● **Data shown**

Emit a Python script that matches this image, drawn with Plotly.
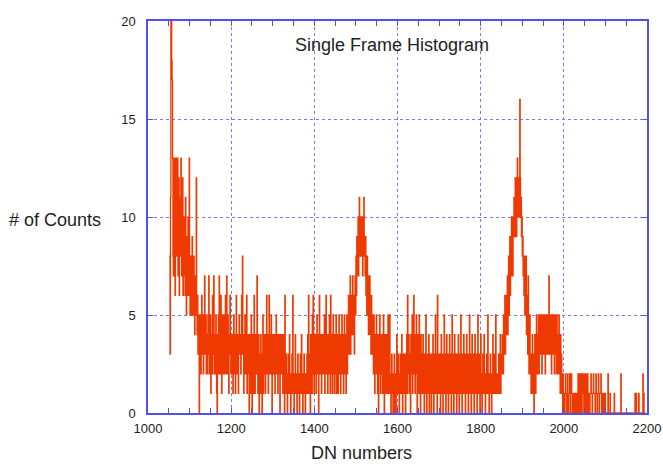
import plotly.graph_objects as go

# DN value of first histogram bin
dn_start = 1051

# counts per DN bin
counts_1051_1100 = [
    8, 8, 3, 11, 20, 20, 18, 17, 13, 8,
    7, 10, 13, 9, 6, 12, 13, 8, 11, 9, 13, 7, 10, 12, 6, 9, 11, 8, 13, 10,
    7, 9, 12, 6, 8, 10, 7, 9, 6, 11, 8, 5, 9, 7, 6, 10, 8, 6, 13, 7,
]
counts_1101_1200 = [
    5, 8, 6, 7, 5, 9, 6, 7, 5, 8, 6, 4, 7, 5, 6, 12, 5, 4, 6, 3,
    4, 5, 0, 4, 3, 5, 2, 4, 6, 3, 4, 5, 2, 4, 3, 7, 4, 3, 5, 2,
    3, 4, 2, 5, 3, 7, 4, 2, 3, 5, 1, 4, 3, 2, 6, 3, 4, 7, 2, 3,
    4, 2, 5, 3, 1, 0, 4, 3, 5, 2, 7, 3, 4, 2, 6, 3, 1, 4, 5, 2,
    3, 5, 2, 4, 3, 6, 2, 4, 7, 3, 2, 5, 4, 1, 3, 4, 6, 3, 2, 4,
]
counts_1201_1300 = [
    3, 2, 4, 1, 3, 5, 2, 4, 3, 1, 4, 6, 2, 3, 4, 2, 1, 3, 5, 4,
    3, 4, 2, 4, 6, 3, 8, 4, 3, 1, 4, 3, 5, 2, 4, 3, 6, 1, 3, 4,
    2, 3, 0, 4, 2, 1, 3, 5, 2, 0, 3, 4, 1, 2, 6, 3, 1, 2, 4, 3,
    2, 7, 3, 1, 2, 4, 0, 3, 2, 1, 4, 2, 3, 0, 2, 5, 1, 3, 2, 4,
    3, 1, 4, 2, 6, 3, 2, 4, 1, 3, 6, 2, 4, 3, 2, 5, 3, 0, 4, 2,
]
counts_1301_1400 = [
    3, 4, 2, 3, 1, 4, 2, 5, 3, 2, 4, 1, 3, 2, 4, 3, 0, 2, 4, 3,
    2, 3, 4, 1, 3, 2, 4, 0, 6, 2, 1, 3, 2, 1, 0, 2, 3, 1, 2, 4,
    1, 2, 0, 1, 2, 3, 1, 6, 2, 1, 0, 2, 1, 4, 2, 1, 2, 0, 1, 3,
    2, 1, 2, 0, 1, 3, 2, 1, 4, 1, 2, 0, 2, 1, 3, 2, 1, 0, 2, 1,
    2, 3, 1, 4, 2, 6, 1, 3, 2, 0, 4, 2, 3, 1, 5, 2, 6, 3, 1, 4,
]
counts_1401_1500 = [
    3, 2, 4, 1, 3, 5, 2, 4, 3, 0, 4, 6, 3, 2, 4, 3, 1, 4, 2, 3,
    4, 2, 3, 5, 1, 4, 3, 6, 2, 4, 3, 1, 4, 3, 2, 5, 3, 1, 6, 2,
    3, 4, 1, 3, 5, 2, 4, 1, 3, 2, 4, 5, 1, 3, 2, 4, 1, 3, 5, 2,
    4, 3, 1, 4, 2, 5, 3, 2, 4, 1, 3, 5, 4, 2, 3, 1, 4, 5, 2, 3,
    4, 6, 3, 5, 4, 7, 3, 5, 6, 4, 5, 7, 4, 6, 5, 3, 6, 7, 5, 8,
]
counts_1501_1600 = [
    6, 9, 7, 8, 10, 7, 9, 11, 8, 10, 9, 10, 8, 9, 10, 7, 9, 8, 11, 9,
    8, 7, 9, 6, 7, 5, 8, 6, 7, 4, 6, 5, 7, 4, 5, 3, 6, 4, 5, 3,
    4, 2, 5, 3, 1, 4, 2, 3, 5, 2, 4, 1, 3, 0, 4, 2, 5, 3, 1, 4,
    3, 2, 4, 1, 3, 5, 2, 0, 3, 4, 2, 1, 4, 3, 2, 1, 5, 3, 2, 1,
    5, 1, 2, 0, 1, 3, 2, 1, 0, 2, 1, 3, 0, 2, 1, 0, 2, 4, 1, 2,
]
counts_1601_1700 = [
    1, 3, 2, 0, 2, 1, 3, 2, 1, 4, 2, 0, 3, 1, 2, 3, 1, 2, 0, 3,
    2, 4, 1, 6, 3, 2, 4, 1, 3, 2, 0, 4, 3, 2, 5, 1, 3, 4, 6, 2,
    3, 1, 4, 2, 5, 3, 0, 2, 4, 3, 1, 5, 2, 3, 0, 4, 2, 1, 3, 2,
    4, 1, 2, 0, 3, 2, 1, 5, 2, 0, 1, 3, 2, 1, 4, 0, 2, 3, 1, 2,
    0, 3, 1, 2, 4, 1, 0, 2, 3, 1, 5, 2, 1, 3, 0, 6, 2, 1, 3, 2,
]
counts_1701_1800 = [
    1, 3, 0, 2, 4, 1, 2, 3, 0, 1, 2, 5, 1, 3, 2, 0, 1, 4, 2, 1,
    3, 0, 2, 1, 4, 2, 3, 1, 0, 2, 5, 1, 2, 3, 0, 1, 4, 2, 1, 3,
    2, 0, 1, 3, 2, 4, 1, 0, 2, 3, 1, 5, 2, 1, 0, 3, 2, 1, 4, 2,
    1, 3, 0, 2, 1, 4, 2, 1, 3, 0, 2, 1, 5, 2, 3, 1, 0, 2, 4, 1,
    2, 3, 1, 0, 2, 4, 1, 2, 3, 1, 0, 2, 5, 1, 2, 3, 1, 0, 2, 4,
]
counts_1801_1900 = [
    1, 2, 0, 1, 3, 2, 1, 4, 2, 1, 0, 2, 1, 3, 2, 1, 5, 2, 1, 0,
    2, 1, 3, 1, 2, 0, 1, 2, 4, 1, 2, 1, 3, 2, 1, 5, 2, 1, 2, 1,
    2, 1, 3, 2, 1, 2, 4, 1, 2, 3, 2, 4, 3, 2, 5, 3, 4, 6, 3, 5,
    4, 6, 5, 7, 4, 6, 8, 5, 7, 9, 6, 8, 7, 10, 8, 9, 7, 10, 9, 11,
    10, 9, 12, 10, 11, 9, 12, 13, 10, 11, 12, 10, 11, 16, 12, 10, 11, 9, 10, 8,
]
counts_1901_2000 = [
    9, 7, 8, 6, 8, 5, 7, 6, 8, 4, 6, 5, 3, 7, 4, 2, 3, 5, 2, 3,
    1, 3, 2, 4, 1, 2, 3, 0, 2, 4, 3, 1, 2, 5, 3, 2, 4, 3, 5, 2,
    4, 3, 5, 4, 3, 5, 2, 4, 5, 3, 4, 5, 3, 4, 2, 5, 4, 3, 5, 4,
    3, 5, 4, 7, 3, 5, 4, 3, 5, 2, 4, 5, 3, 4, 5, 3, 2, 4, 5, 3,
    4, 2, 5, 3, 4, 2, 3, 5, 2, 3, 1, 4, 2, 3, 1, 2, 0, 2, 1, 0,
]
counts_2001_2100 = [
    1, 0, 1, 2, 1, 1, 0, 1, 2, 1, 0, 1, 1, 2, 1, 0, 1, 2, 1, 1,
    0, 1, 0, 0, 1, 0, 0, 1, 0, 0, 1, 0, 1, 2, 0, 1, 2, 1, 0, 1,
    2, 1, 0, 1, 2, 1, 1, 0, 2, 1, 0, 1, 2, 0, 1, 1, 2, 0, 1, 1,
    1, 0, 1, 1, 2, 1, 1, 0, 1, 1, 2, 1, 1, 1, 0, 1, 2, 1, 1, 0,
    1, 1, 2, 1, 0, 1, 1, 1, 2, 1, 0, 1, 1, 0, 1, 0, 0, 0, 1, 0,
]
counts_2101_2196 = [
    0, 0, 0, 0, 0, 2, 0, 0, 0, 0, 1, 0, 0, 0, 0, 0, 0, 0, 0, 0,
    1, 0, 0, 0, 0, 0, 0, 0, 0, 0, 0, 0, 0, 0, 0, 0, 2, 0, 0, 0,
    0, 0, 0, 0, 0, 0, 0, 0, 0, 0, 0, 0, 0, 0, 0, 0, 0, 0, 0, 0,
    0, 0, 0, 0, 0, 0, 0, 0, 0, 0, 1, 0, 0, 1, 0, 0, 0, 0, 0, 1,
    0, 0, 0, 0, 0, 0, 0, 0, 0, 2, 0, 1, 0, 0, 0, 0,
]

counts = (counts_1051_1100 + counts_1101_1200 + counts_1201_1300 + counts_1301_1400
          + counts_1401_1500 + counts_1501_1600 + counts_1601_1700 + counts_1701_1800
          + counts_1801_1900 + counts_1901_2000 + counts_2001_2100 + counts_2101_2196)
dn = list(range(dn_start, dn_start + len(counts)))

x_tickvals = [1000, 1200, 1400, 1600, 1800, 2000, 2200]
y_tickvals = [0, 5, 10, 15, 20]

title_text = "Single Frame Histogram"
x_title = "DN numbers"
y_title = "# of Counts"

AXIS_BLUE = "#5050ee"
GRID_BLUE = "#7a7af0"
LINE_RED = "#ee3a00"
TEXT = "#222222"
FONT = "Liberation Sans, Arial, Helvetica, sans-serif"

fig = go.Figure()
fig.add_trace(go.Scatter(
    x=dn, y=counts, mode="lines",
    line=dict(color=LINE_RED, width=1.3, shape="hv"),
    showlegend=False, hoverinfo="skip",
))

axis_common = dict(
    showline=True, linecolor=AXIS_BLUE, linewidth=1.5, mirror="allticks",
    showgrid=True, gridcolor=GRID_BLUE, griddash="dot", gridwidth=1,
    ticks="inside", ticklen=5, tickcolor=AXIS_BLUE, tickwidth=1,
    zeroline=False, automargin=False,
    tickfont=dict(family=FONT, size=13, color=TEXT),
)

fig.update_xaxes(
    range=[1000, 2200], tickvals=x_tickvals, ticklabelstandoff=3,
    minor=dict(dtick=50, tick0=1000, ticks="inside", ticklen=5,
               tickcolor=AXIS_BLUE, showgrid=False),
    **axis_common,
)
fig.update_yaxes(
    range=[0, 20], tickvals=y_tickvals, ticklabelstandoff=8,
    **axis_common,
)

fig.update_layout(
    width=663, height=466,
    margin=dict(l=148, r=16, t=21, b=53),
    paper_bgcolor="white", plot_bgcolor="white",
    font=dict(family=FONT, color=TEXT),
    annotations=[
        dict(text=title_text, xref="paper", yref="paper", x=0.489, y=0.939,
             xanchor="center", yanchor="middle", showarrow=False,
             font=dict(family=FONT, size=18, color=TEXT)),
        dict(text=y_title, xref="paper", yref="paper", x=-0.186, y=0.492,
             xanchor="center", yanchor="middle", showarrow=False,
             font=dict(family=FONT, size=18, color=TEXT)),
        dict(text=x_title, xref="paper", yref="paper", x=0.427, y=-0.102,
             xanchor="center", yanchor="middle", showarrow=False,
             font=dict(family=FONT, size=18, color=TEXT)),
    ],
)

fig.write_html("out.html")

● **What the exercise asks**
Pictures stay out. Print the data exactly, from its first line through the line containing "dn_start = 1051".

● **Solution**
Emit a Python script that matches this image, drawn with Plotly.
import plotly.graph_objects as go

# DN value of first histogram bin
dn_start = 1051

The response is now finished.